*What is expected:* Give a verbatim copy of the lines below, minus the pictures.

— Begin Recorded data —

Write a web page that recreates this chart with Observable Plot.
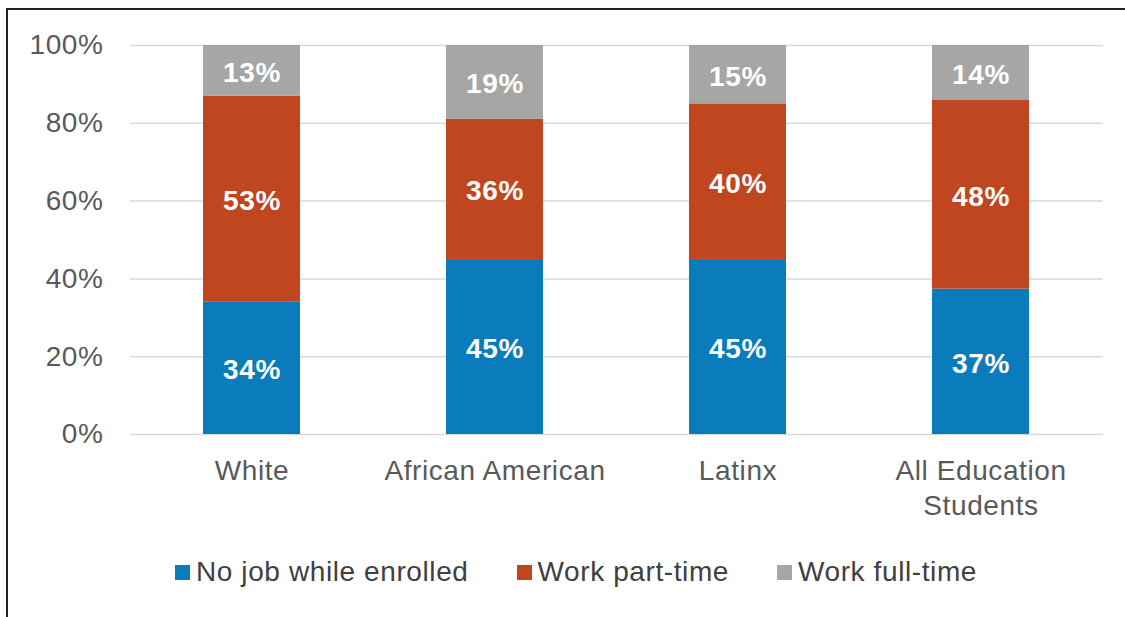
<!DOCTYPE html>
<html>
<head>
<meta charset="utf-8">
<script src="https://cdn.jsdelivr.net/npm/d3@7"></script>
<script src="https://cdn.jsdelivr.net/npm/@observablehq/plot@0.6"></script>
<style>
  html, body { margin: 0; padding: 0; background: #fff; }
  body { width: 1125px; height: 617px; position: relative; overflow: hidden; font-family: "Liberation Sans", Arial, sans-serif; }
  #frame { position: absolute; left: 6px; top: 8px; width: 1125px; height: 620px; border-top: 2px solid #222; border-left: 2px solid #222; box-sizing: border-box; }
  #chart { position: absolute; left: 0; top: 0; }
  #legend { position: absolute; left: 175px; top: 556px; display: flex; align-items: center; font-size: 28px; letter-spacing: 0.6px; color: #404040; white-space: nowrap; }
  .item { display: flex; align-items: center; margin-right: 48px; }
  .sw { width: 15px; height: 15px; margin-right: 6px; }
</style>
</head>
<body>
<div id="frame"></div>
<div id="chart"></div>
<div id="legend"></div>
<script>
const categories = ["White", "African American", "Latinx", "All Education Students"];
const categoryLabels = ["White", "African American", "Latinx", "All Education\nStudents"];
const seriesNames = ["No job while enrolled", "Work part-time", "Work full-time"];
const seriesColors = ["#0a7bbb", "#c0461f", "#a6a6a6"];
const noJob = [34, 45, 45, 37];
const partTime = [53, 36, 40, 48];
const fullTime = [13, 19, 15, 14];
const yTicks = [0, 0.2, 0.4, 0.6, 0.8, 1];

const seriesValues = [noJob, partTime, fullTime];
const data = [];
seriesNames.forEach((s, si) => {
  categories.forEach((c, ci) => {
    data.push({category: c, series: s, value: seriesValues[si][ci]});
  });
});

const stackOpts = {x: "category", y: "value", z: "series", order: seriesNames, offset: "normalize"};

const chart = Plot.plot({
  width: 1125,
  height: 530,
  marginLeft: 130,
  marginRight: 22,
  marginTop: 45,
  marginBottom: 96,
  style: {fontFamily: "Liberation Sans, Arial, sans-serif", background: "transparent", letterSpacing: "0.6px"},
  x: {domain: categories, padding: 0.6, paddingOuter: 0.3},
  y: {domain: [0, 1]},
  color: {domain: seriesNames, range: seriesColors},
  marks: [
    Plot.gridY(yTicks, {stroke: "#d9d9d9", strokeOpacity: 1, strokeWidth: 1.5}),
    Plot.barY(data, Plot.stackY({...stackOpts, fill: "series"})),
    Plot.text(data, Plot.stackY({...stackOpts, y: "value", text: d => d.value + "%", fill: "white", fontSize: 28, fontWeight: "bold", dy: 2})),
    Plot.axisY(yTicks, {tickSize: 0, tickPadding: 27, fontSize: 28, fill: "#595959", tickFormat: d => Math.round(d * 100) + "%", label: null}),
    Plot.axisX({tickSize: 0, tickPadding: 20, fontSize: 28, fill: "#595959", lineHeight: 1.26, tickFormat: c => categoryLabels[categories.indexOf(c)], label: null})
  ]
});
document.getElementById("chart").appendChild(chart);

const legend = document.getElementById("legend");
seriesNames.forEach((s, i) => {
  const item = document.createElement("div");
  item.className = "item";
  const sw = document.createElement("div");
  sw.className = "sw";
  sw.style.background = seriesColors[i];
  const t = document.createElement("span");
  t.textContent = s;
  item.appendChild(sw);
  item.appendChild(t);
  legend.appendChild(item);
});
</script>
</body>
</html>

— End Recorded data —

*The answer:*
Write a web page that recreates this chart with Observable Plot.
<!DOCTYPE html>
<html>
<head>
<meta charset="utf-8">
<script src="https://cdn.jsdelivr.net/npm/d3@7"></script>
<script src="https://cdn.jsdelivr.net/npm/@observablehq/plot@0.6"></script>
<style>
  html, body { margin: 0; padding: 0; background: #fff; }
  body { width: 1125px; height: 617px; position: relative; overflow: hidden; font-family: "Liberation Sans", Arial, sans-serif; }
  #frame { position: absolute; left: 6px; top: 8px; width: 1125px; height: 620px; border-top: 2px solid #222; border-left: 2px solid #222; box-sizing: border-box; }
  #chart { position: absolute; left: 0; top: 0; }
  #legend { position: absolute; left: 175px; top: 556px; display: flex; align-items: center; font-size: 28px; letter-spacing: 0.6px; color: #404040; white-space: nowrap; }
  .item { display: flex; align-items: center; margin-right: 48px; }
  .sw { width: 15px; height: 15px; margin-right: 6px; }
</style>
</head>
<body>
<div id="frame"></div>
<div id="chart"></div>
<div id="legend"></div>
<script>
const categories = ["White", "African American", "Latinx", "All Education Students"];
const categoryLabels = ["White", "African American", "Latinx", "All Education\nStudents"];
const seriesNames = ["No job while enrolled", "Work part-time", "Work full-time"];
const seriesColors = ["#0a7bbb", "#c0461f", "#a6a6a6"];
const noJob = [34, 45, 45, 37];
const partTime = [53, 36, 40, 48];
const fullTime = [13, 19, 15, 14];
const yTicks = [0, 0.2, 0.4, 0.6, 0.8, 1];

const seriesValues = [noJob, partTime, fullTime];
const data = [];
seriesNames.forEach((s, si) => {
  categories.forEach((c, ci) => {
    data.push({category: c, series: s, value: seriesValues[si][ci]});
  });
});

const stackOpts = {x: "category", y: "value", z: "series", order: seriesNames, offset: "normalize"};

const chart = Plot.plot({
  width: 1125,
  height: 530,
  marginLeft: 130,
  marginRight: 22,
  marginTop: 45,
  marginBottom: 96,
  style: {fontFamily: "Liberation Sans, Arial, sans-serif", background: "transparent", letterSpacing: "0.6px"},
  x: {domain: categories, padding: 0.6, paddingOuter: 0.3},
  y: {domain: [0, 1]},
  color: {domain: seriesNames, range: seriesColors},
  marks: [
    Plot.gridY(yTicks, {stroke: "#d9d9d9", strokeOpacity: 1, strokeWidth: 1.5}),
    Plot.barY(data, Plot.stackY({...stackOpts, fill: "series"})),
    Plot.text(data, Plot.stackY({...stackOpts, y: "value", text: d => d.value + "%", fill: "white", fontSize: 28, fontWeight: "bold", dy: 2})),
    Plot.axisY(yTicks, {tickSize: 0, tickPadding: 27, fontSize: 28, fill: "#595959", tickFormat: d => Math.round(d * 100) + "%", label: null}),
    Plot.axisX({tickSize: 0, tickPadding: 20, fontSize: 28, fill: "#595959", lineHeight: 1.26, tickFormat: c => categoryLabels[categories.indexOf(c)], label: null})
  ]
});
document.getElementById("chart").appendChild(chart);

const legend = document.getElementById("legend");
seriesNames.forEach((s, i) => {
  const item = document.createElement("div");
  item.className = "item";
  const sw = document.createElement("div");
  sw.className = "sw";
  sw.style.background = seriesColors[i];
  const t = document.createElement("span");
  t.textContent = s;
  item.appendChild(sw);
  item.appendChild(t);
  legend.appendChild(item);
});
</script>
</body>
</html>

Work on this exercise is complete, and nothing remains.